Leuchter is another of the eccentric characters who fascinate Morris, but unlike the mole-rat expert, robot designer and lion tamer Morris portrayed in "Fast, Cheap, and Out of Control," Leuchter's journey goes beyond the realm of pathetic or quixotic obsession into ugliness and darkness. Maybe this story about a lonely American engineer with no evident ideology who became a lightning rod for Holocaust revisionism can best be described as a fable about the evil of banality.




Mr. Death: The rise and fall of Fred A. Leuchter, Jr.

Directed by Errol Morris

 

Long before he became a hero to neo-Nazis around the world by "proving" there were no gas chambers at Auschwitz, Leuchter (which he pronounces LOOT-cher, rather than the Germanic LOYCH-ter) was already a morbid oddball. A small-time engineer whose father had been a Massachusetts prison guard, Leuchter had carved out a professional niche as a designer and refurbisher of execution equipment. As gruesome as this may be, Leuchter is quite correct in saying that if our society is to practice capital punishment someone will have to do it. He initially became involved, he insists, out of humanitarian concern, upon learning that the antiquated electric chairs used in North Carolina and Tennessee "normally resulted in torture prior to death." If the current is insufficient or incorrectly administered, it might take 35 or 40 minutes for a condemned person to die.

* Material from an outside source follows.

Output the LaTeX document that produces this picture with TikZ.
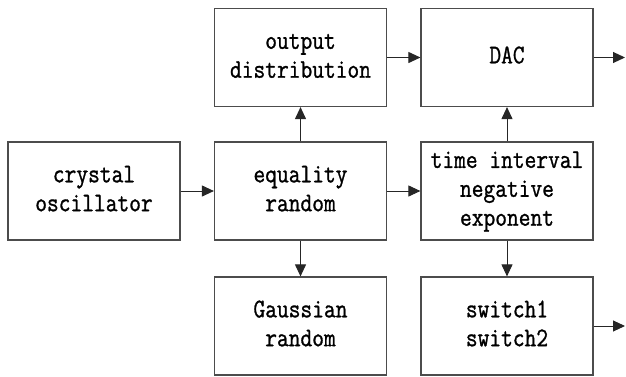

On the other hand, as Leuchter reports in his thick Boston accent, too much voltage may be used, in which case "the meat comes off the executee like meat off a cooked chicken."

His success with electric chairs led to contracts for automatic lethal-injection devices (so that a doctor would not have to administer the injections) and even for gallows. As Leuchter wryly points out, there is no connection between these devices beyond the fact that they're used to kill people. But as state after state reinstituted the death penalty and began to apply it, authorities needed someone to call who could build efficient, modern equipment that got the job done. "It's not a major market," as Leuchter says, but it was his. He is proud of his fair pricing (no more than a 20 percent markup!) and of his innovative design features: automobile-style safety belts, to make corpse removal easier; a drip pan under the chair, to minimize embarrassment and keep highly conductive urine off the floor of the death chamber.

By the time Leuchter got a call from the lawyers for Ernst Zündel, a neo-Nazi facing trial in Canada for disseminating Holocaust-denial propaganda, he had already become a low-rent entrepreneurial answer to the German engineers who designed the death camps -- a practical-minded man who saw a need and filled it. As he blandly explains for Morris' camera, there is no difference between a life-support machine and an electric chair, except that if the former fails you die and if the latter fails you live. Not even the most ardent opponent of the death penalty would argue that building machines for the execution of criminals is morally equivalent to designing genocide camps, but from an engineering standpoint, the only differences are questions of scale and degree.

When the movie suddenly touches down at Auschwitz for a few minutes before leaving again it runs the risk of being dwarfed by what it encounters there. Certainly the comic-horrific scenes in which Leuchter -- swaddled in goofy winter clothes like a science nerd on a fifth-grade field trip -- bumbles around the ruins of gas chambers and crematoria, hammering illicit "samples" out of the walls while intoning a pseudo-scientific narration to the camera, are not easy to tolerate. But why should they be? Morris is making the point, I think, that Leuchter is so incapable of relating to other people that the ruins of an extermination camp -- like the electric chairs and lethal-injection machines he designs -- are for him nothing more than an engineering problem, a forensic puzzle.